Hidden Leaders
Each month, we post a series of blogs around a common topic. This month, Laura Cheifetz is curating a series on leadership development. These blog posts are by people who have been developed as leaders and who, in turn, develop leaders. They are insightful and focused. They offer lessons. What does leadership development look like in your own context? What could it be? We invite you to join the conversation on Facebook and Twitter!
by Richard Williams
In reflecting on how we church folk often think about leadership, it seems we take a pretty singular approach. Considering movie analogies, we seem to think more “The Right Stuff”, and less “Hidden Figures.” We are captivated by the myth of the single, solitary, decisive leader. Our imaginations are much less developed when we try to picture leadership not as a single crown, but rather as a community’s effort — mutual and shared at its foundation.
The Young Adult Volunteer (YAV) program lists leadership development as a core tenet. We encourage participants and staff alike to imagine a wider view of the concept in their year of service. Central in the program’s thinking is a reliance on the Reformed tradition’s insistence that every person is called to serve Christ in world. In this one-year opportunity for young adults to serve alongside local organizations, both in the US and around the world, we aim to meet every young adult where they are in their capacity to be a faithful leader, but to leave none of them in the same place by year’s end. We work to see all of them move, grow, and develop, knowing that process will be different for each volunteer; as different as each of their calls.
Our goals for leadership development results in an intentional shift from focusing solely on the “typical” candidate that meet our society’s unexamined personality markers of stature, outspokenness, and confidence, as well as the identity biases of race, class, and gender and sexuality. Our program’s internal shorthand is that we aren’t only about making the sharpest pencils in the box sharper, but about finding a way for all the pencils in the box to be sharpened into their full potential. While we have all been shaped by images of leadership that are mainly white male dominant, as people of faith we must recognize and embrace different forms of leadership, and then work to change our systems to nurture, develop, call, and support them.
This type of leadership development results in inviting and preparing for a broad section of people to consider engaging in faithful service and leadership development. This makes our work both exciting and timely.

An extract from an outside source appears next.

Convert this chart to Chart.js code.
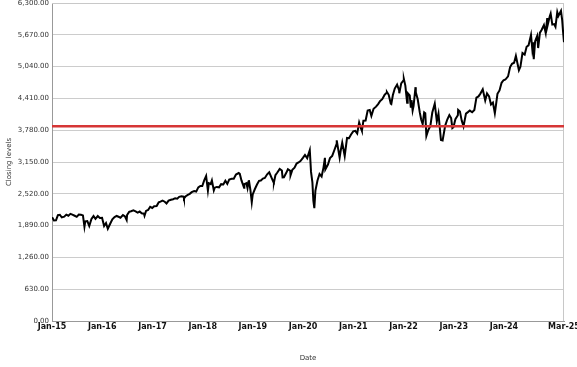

Leadership development is not a quick fix, with results you can see in a few hours or a few months’ time. This is very different than what we are used to seeing, particularly in today’s (insert like, star, crying emoji here) social media culture. Leadership development is on a generational timescale, not the ‘what’s trending’ timescale. A colleague of mine in another faith-based service program shares that they really only look to measure the ‘outcomes’ of their program five years after a participant ended their service. As programs and institutions that are involved in shaping leadership for our church and world (committees on preparation for ministry, seminaries, local congregations, and programs like YAV) we all must be intentional in looking for the long term impact of our work, because these leaders will be responsible for following God’s call and leading our church after most of us reading this blog post are long gone.
I find no greater satisfaction than working with young adults as they continue to seek faithful ways to grow in leadership for our church and our world. As a disillusioned GenXer, I am constantly surprised by how much my work with rising leaders in the YAV program gives me hope and confidence in God’s future. It will be different than where we are right now — thanks be to God. And it will be richer in God’s possibilities — thanks be to God.
Richard Williams is the coordinator of the PC(USA) Young Adult Volunteer Program, a faith-based year-long service experience. He served as a YAV in the Philippines and in Nashville, TN. Richard has served in congregational ministry, campus ministry, and most recently as a Mission coworker in Colombia, South America. Richard is married to Mamie Broadhurst (also a YAV alum!) and lives in Louisville, KY, with their daughter. An aspiring biker, he is always looking to find more ways to make trips on two wheels instead of four.